Como siempre sucede, en el grupo empezó a haber cierta camaradería. Una mujer mayor, que viajaba con su marido, me preguntó al principio del viaje de dónde éramos. “De Mendoza, Argentina”, le conté. “En Mendoza producimos vinos”. Y le mencioné el Malbec. La mujer sonrió e hizo un gesto de aprobación. Cuando se menciona al vino, las cosas cambian. El vino otorga prestigio.

Después me di cuenta de que también había puesto primero a “Mendoza” en mi respuesta, cuando antes hubiera mencionado al país. Desde entonces esa es mi fórmula de presentación. Soy de Mendoza, Argentina.

En Da Nang no salíamos de nuestro asombro.

El ómnibus iba por una larga costanera, y eran kilómetros y kilómetros de arenas blancas al costado, boulevares con palmeras, automóviles, motos, y turistas que disfrutaban del lugar. Las cadenas internacionales de hoteles, y sus casinos, se sucedían. Parecía Miami o cualquier isla del Caribe.

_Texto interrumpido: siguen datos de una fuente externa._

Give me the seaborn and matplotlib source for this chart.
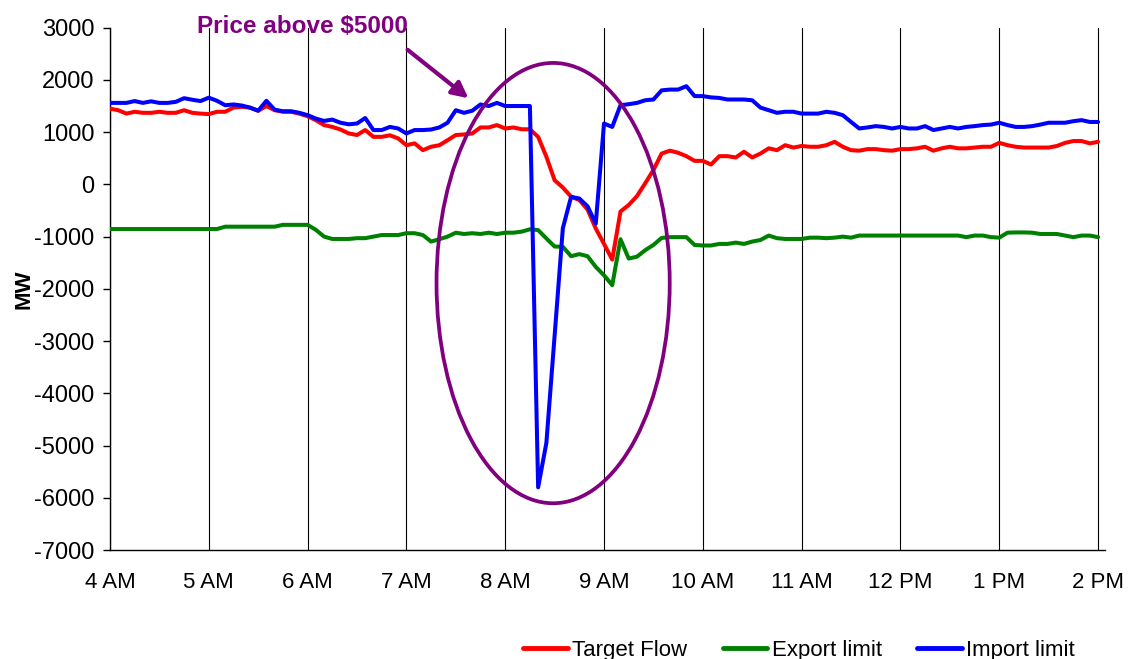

Ahí nos enteramos de que José, el portorriqueño, había estado en Da Nang durante la guerra. Habían pasado casi cuarenta años y no podía creer cuánto había cambiado el lugar, que entre otras cosas ahora tiene un puente con forma de dragón.

En Da Nang fuimos al aeropuerto y tomamos el vuelo hacia Ho Chi Minh City, la antigua y legendaria Saigón. El vuelo fue bueno, pero no podía imaginarme que iba a vivir una de las experiencias más hermosas de mi vida.

El aterrizaje era al atardecer y había sol. El avión empezó a planear y abajo apareció el Delta del Mekong, que desemboca en el Mar de la China Meridional. Por suerte la aproximación tomó mucho tiempo, así que yo miraba por mi ventanilla y, cuando el avión se inclinaba, lo hacía por la del otro extremo de la fila. Era hermoso.

El Mekong recorre seis países y tiene casi cinco mil kilómetros, y justo termina ahí. Tuve suerte. Ese río me atrajo desde que leí que alimentaba a cien millones de personas en China, Myanmar, Tailandia, Laos, Camboya y Vietnam. Fue el aterrizaje perfecto, grabado con mi teléfono, y una forma estupenda de arribar a la ex Saigón, también mítica y objeto de tantas películas y documentales por la famosa guerra.

En Ho Chi Minh City fuimos al hotel, dejamos las valijas y nos fuimos al centro a pasear y a cenar. Estaban todas las marcas, todas las etiquetas, todos los bancos del planeta. Y buena parte de todas las motos.

En un semáforo en rojo, en una esquina, entendí muchas cosas con una sola mirada. Los jóvenes iban vestidos con lo último, con un Smart phone en una mano (y la otra en el manubrio de la moto), peinados a la moda. Se juntaban, sonreían, comían, flirteaban y disfrutaban de lo que consumían. Adiós a la guerra, la historia y el sacrificio. Esos chicos ya viven en otro mundo.

A la mañana siguiente, mientras yo desayunaba otro Pho Bo, una de las norteamericanas me mostró en su teléfono sus filmaciones de las luces, el movimiento, el ritmo de la calle. Y me dijo, mientras hacía un gesto de incredulidad: “En New York no hay algo como esto”.

Arturo quería comprar un repuesto de un reloj Tag Heuer para su hijo Nicolás, y encontramos el lugar, en una zona llena de marcas high class. El local era impecable y las empleadas estaban vestidas con elegancia. Yo había conocido la rusticidad del comunismo en la Unión Soviética, y esto era, verdaderamente, otra cosa.

En Ho Chi Minh City descubrí que había una catedral de Notre Dame, una réplica de la de París. Es una consecuencia de las décadas de dominio francés, y me sorprendí con el dato de que aproximadamente un diez por ciento de los vietnamitas son católicos.

También está el edificio del correo, una belleza de arquitectura francesa, que ahora es una especie de mall. Había negocios en todas las oficinas y mesas con todo tipo de productos en el hall central y los pasillos.

Cuando me preguntan por Vietnam, mi respuesta es que nosotros tenemos una idea distorsionada de su historia, porque sólo la vinculamos con la guerra con Estados Unidos. Pero los norteamericanos sólo estuvieron veinte años, mientras que los franceses estuvieron ochenta y los chinos la dominaron durante un milenio completo.

La referencia de los vietnamitas no es Estados Unidos. Es China. Siguen sus pasos, imitan su modelo de autoritarismo político con apertura económica, y su objetivo es no quedarse rezagados con respecto a su enemigo histórico.

En el Palacio Imperial de Hue, donde me perdí de traerme un sombrero cónico de recuerdo.